Hacker News new | ask | show | jobs
by vintagedave 196 days ago
> XP-era hardware doesn’t have AVX. Probably doesn’t have AVX2 or FMA either. But SSE4.2 is safe for most 64-bit CPUs from 2008 onward:

It won't; FMA is available from AVX2-era onwards. If you target 32-bit, you'd only be "safe" with SSE2... if you really want a challenge, you'd use the Pentium Pro CPU feature set, ie the FPU.

I have to admit I'd be really curious what that looked like! You'd definitely want to use the fast math option.

This is an awesome effort, btw, and I enjoyed reading your blog immensely.

1 comments

Oh darn, you're absolutely right (pun intended) about the 32-bit situation. SSE2 is really the "floor" there if you want any kind of reasonable compatibility. I was being a bit optimistic with SSE4.2 even for 64-bit - technically safe for most chips from that era but definitely not all.

The Pentium Pro challenge though... pure x87 FPU inference? That would be gloriously cursed. You'd basically be doing matrix math like it's 1995. `-mfpmath=387` and pray.

I'm genuinely tempted to try this now.
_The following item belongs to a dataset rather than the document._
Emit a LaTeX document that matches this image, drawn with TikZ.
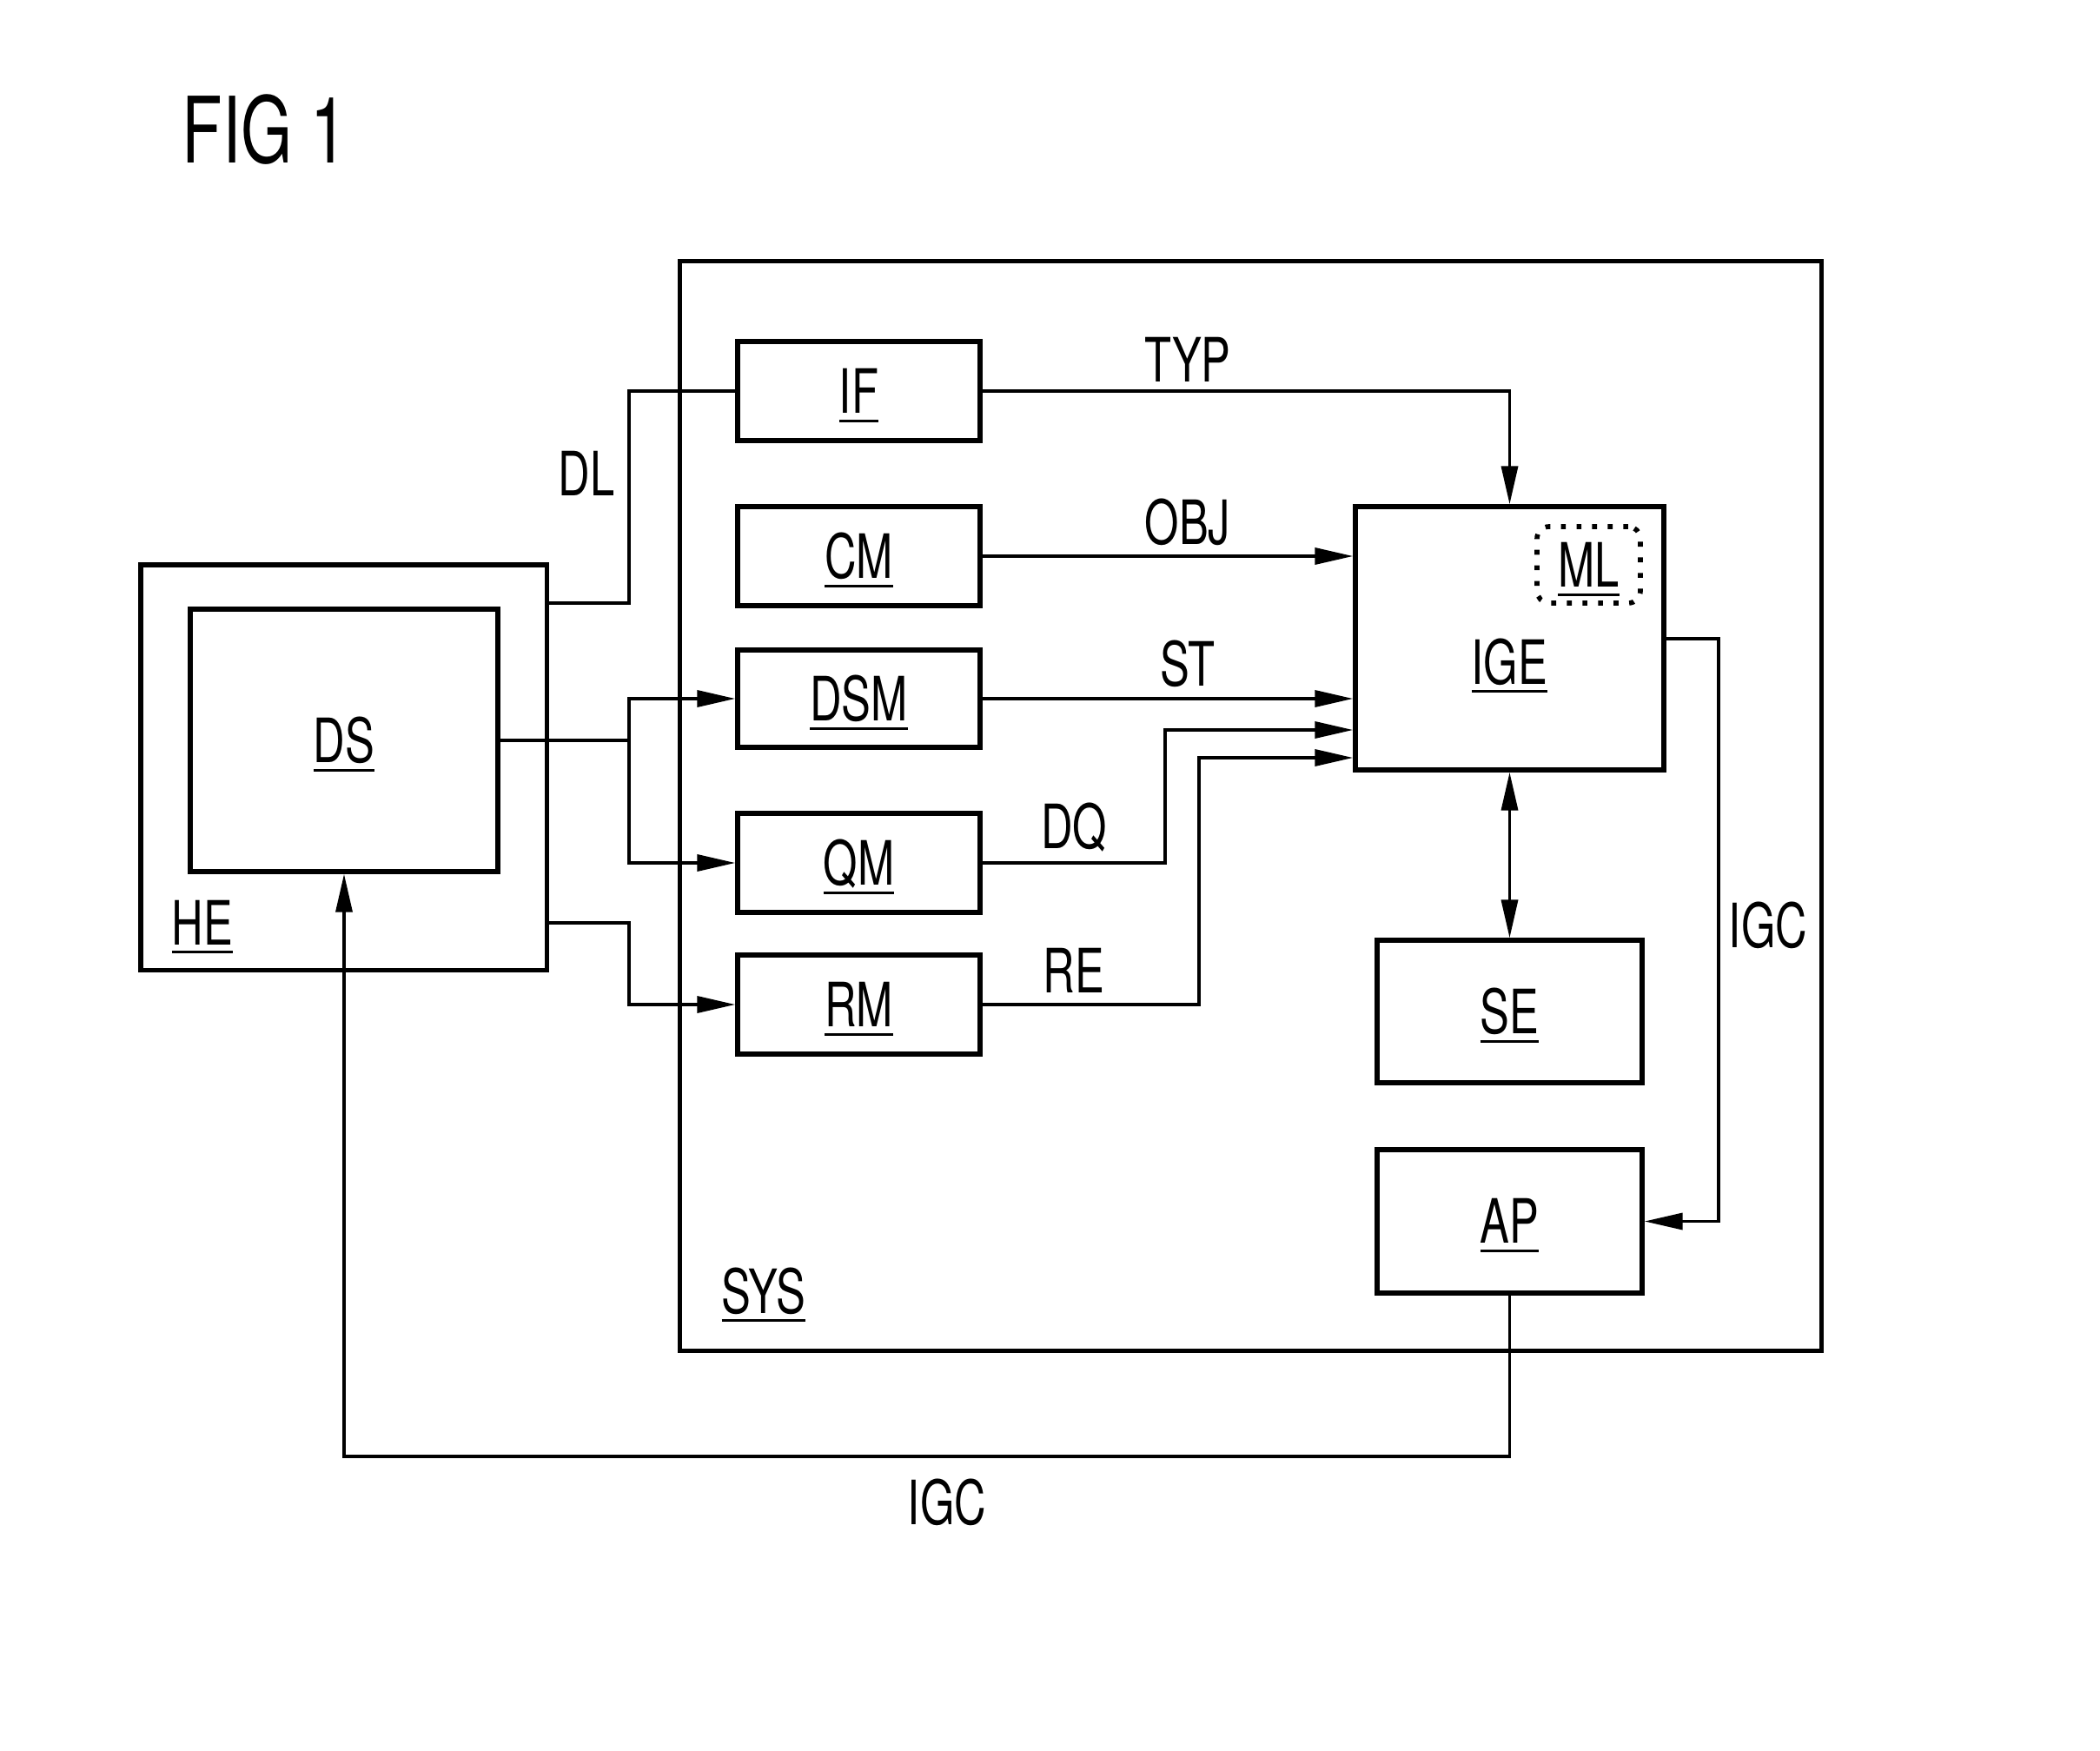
\documentclass[tikz,border=0pt]{standalone}
\usepackage{fontspec}
\setmainfont{TeX Gyre Heros}[FakeStretch=0.72]
\usetikzlibrary{arrows.meta}
\newcommand\ulab[1]{\setbox0\hbox{#1}\rlap{\rule[-2.9pt]{\wd0}{0.8pt}}\box0}
\begin{document}
\begin{tikzpicture}[x=0.01cm,y=-0.01cm,
  lbl/.style={font=\fontsize{20}{24}\selectfont,inner sep=0pt},
  box/.style={draw,line width=1.5pt,inner sep=0pt,font=\fontsize{20}{24}\selectfont,text height=14.4pt,text depth=0pt},
  mbox/.style={box,minimum width=2.79cm,minimum height=1.14cm},
  conn/.style={line width=1.0pt},
  arr/.style={conn,-{Triangle[length=12.5pt,width=5.4pt]}},
  arrb/.style={conn,{Triangle[length=12.5pt,width=5.4pt]}-{Triangle[length=12.5pt,width=5.4pt]}}]
\useasboundingbox (0,0) rectangle (2417,2015);
\node[anchor=base west,inner sep=0pt,font=\fontsize{30}{36}\selectfont] (fig) at (209,187) {FIG 1};
% system box
\node[draw,line width=1.5pt,minimum width=13.13cm,minimum height=12.53cm,inner sep=0pt] (SYS) at (1439.5,927.5) {};
\node[lbl,anchor=base] (SYSl) at (879,1511) {\ulab{SYS}};
% modules
\node[mbox] (IF) at (988.5,450) {\ulab{IF}};
\node[mbox] (CM) at (988.5,640) {\ulab{CM}};
\node[mbox,minimum height=1.12cm] (DSM) at (988.5,804) {\ulab{DSM}};
\node[mbox] (QM) at (988.5,993) {\ulab{QM}};
\node[mbox] (RM) at (988.5,1156) {\ulab{RM}};
\node[box,minimum width=3.55cm,minimum height=3.03cm] (IGE) at (1737.5,734.5) {};
\node[lbl,anchor=base] (IGEl) at (1737.5,787) {\ulab{IGE}};
\node[box,minimum width=1.19cm,minimum height=0.88cm,rounded corners=4pt,line width=1.6pt,dash pattern=on 1.6pt off 3.5pt] (ML) at (1828.5,650) {\ulab{ML}};
\node[box,minimum width=3.05cm,minimum height=1.64cm] (SE) at (1737.5,1164) {\ulab{SE}};
\node[box,minimum width=3.05cm,minimum height=1.65cm] (AP) at (1737.5,1405.5) {\ulab{AP}};
% HE / DS
\node[box,minimum width=4.67cm,minimum height=4.66cm] (HE) at (395.5,883) {};
\node[lbl,anchor=base] (HEl) at (233,1087) {\ulab{HE}};
\node[box,minimum width=3.54cm,minimum height=3.02cm] (DS) at (396,852) {\ulab{DS}};
% connectors
\coordinate (k1) at (724,694);
\draw[conn] (HE.east |- k1) -- (k1) |- (IF.west);
\coordinate (sp) at (724,852);
\draw[conn] (DS.east) -- (sp);
\draw[arr] (sp) |- (DSM.west);
\draw[arr] (sp) |- (QM.west);
\coordinate (k3) at (724,1062);
\draw[arr] (HE.east |- k3) -- (k3) |- (RM.west);
\draw[arr] (IF.east) -| (IGE.north);
\draw[arr] (CM.east) -- (IGE.west |- CM.east);
\draw[arr] (DSM.east) -- (IGE.west |- DSM.east);
\coordinate (k4) at (1341,840);
\draw[arr] (QM.east) -| (k4) -- (IGE.west |- k4);
\coordinate (k5) at (1380,872);
\draw[arr] (RM.east) -| (k5) -- (IGE.west |- k5);
\draw[arrb] (IGE.south) -- (SE.north);
\coordinate (k6) at (1978,735);
\draw[arr] (IGE.east |- k6) -- (k6) |- (AP.east);
\coordinate (k7) at (1737.5,1676);
\draw[arr] (AP.south) -- (k7) -| (DS.south);
% connector labels
\node[lbl,anchor=base] (DL) at (675,570) {DL};
\node[lbl,anchor=base] (TYP) at (1367,439) {TYP};
\node[lbl,anchor=base] (OBJ) at (1367,626) {OBJ};
\node[lbl,anchor=base] (ST) at (1367,789) {ST};
\node[lbl,anchor=base] (DQ) at (1236,976) {DQ};
\node[lbl,anchor=base] (RE) at (1236,1142) {RE};
\node[lbl,anchor=base] (IGC1) at (2035,1090) {IGC};
\node[lbl,anchor=base] (IGC2) at (1090,1754) {IGC};
\end{tikzpicture}
\end{document}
The build flags would be something like:

  -DGGML_AVX=OFF -DGGML_AVX2=OFF -DGGML_FMA=OFF \
  -DGGML_F16C=OFF -DGGML_SSE42=OFF -DGGML_SSSE3=OFF \
  -DGGML_SSE3=OFF -DGGML_SSE2=OFF  # pain begins here
And then adding `-ffast-math` to `CMAKE_C_FLAGS` because at that point, who cares about IEEE 754 compliance, we're running a transformer on hardware that predates Google.

If someone actually has a Pentium Pro lying around and wants to see Qwen-0.5B running on it... that would be the ultimate read for me as well.

Thanks for the kind words. Always fun to find fellow retro computing degenerates in the wild.